Inheritance tax (IHT) does seem to be a very polarising topic for many. Some agree that generational wealth should be taxed, while others would argue that the ‘nest egg’ has already suffered income tax during the deceased’s lifetime and why should it be taxed twice?

IHT liabilities can often be minimised if you are prepared to make use of planning opportunities, one of which would be making full use of Potentially Exempt Transfers (PETs) to give everything you don’t need away, at least seven years before you die.

However, in a world of rising living costs and care fees, people are understandably concerned about leaving themselves short in the latter years of their life. Consideration also needs to be given to who you would be gifting your wealth away to, whether outright gifts are appropriate and whether recipients will have their own IHT issue to consider.

As a very broad rule of thumb, a married couple can pass a joint estate of up to £1,000,000 on death free of IHT to the next generation. The £1,000,000 is achieved by combining two Nil Rate Bands (NRB) totalling £650,000 with two Residence Nil Rate Bands (RNRB) of £350,000. This is on the basis that the first to die leaves everything to the survivor and that the main residence at least then passes to a direct descendant following the second death. To qualify in full for the RNRB, your total estate must be worth less than £2,000,000 as your entitlement will start to taper away after this point. Importantly this is before the application of any reliefs such as Agricultural or Business Relief. It can cost your estate up to £140,000 of additional tax not to plan for this effectively.

In reality, there won’t just be a ‘one-size fits all’ answer to this issue and it may be a combination of planning and sensible investment and potentially insurance which helps to give you peace of mind.

Going back to the initial point, it’s easy to see that with no movement in the NRB thresholds in line with house price inflation, that lots of people who have never really considered their tax position before, may well now fall within the net of IHT.

New data from HMRC shows that in 2022/23 inheritance tax (IHT) payments hit a new high.

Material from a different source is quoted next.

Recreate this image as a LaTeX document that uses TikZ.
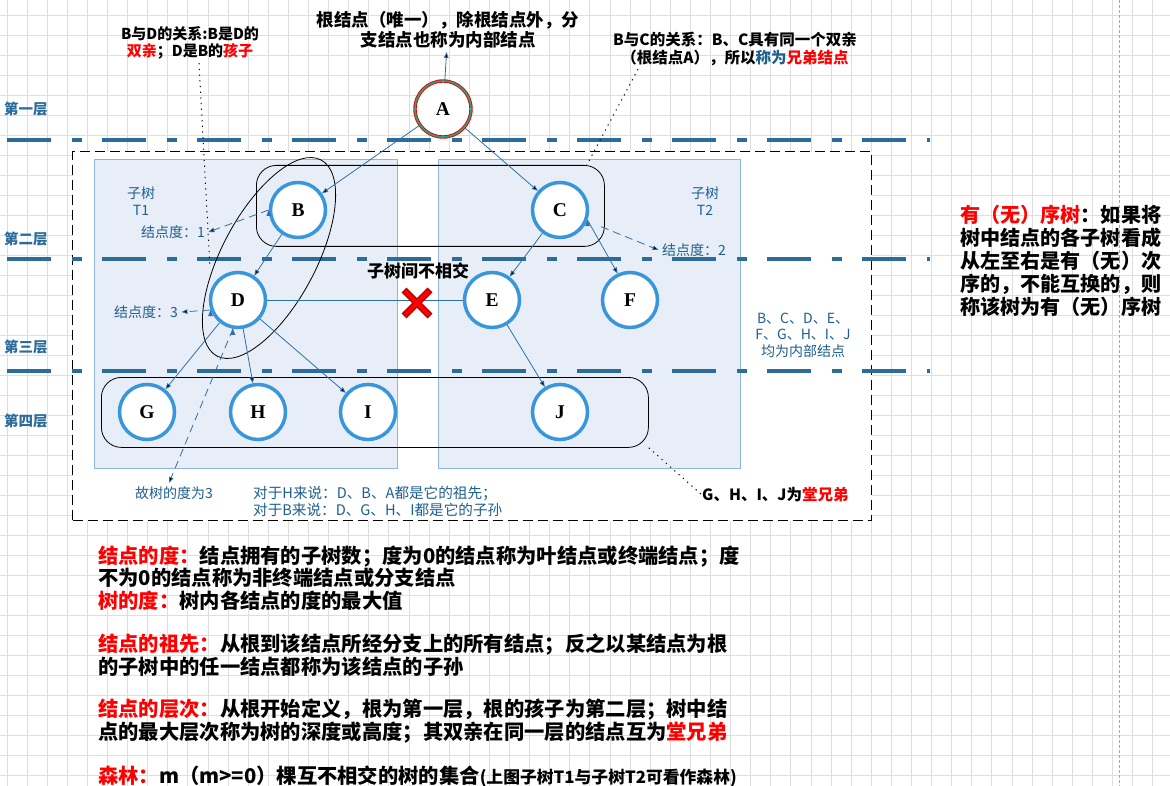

The IHT NRB was set at £325,000 in April 2009 and has been frozen ever since. This year’s Budget extended that freeze to April 2028. For the first year of the current NRB in 2009/10, IHT receipts amounted to around £2.4 billion. Figures recently released for 2022/23 show receipts at just over £7 billion in the fourteenth year of the freeze.

IHT has become a tax which now affects many more people. In the case of married couples or civil partners, tax is usually payable on the second death because if on the first death all assets pass to the surviving spouse that is an exempt transfer for IHT. It is therefore often the children or grandchildren who experience first-hand the full impact of IHT.

Mitigating the freeze

If you want to limit the Treasury’s share of your estate, the sooner you start planning, the better. Unfortunately, one of the simplest strategies – making substantial lifetime gifts – is often not a practical option. However, there are other routes to lowering the IHT bill on your estate, including:

  • Make the most of pensions. Although the primary role of pension arrangements is to provide income in retirement, legislative changes have turned pensions into a valuable estate planning tool.
  • Consider IHT-efficient investments. Some investments provide access to Business Relief from IHT, and others can pass wealth to the next generation while the donor retains some access or an entitlement to income.
    Use the normal expenditure exemption. If you make gifts that are regular, out of normal income and that do not reduce your standard of living, then they are free of IHT.
  • Make a will and, if you already have one, keep it up to date. The right will can not only help save IHT, but also means that you choose your beneficiaries rather than the arbitrary rules of intestacy.
  • Skip a generation. By passing money directly to your grandchildren, you could reduce the IHT on your children’s estate. It is often possible to do this while maintaining some asset protection with the use of certain types of investments or trusts.

IHT planning is best considered as part of your overall financial planning, rather than in isolation. Professional advice is essential to navigate the complexities of the legislation.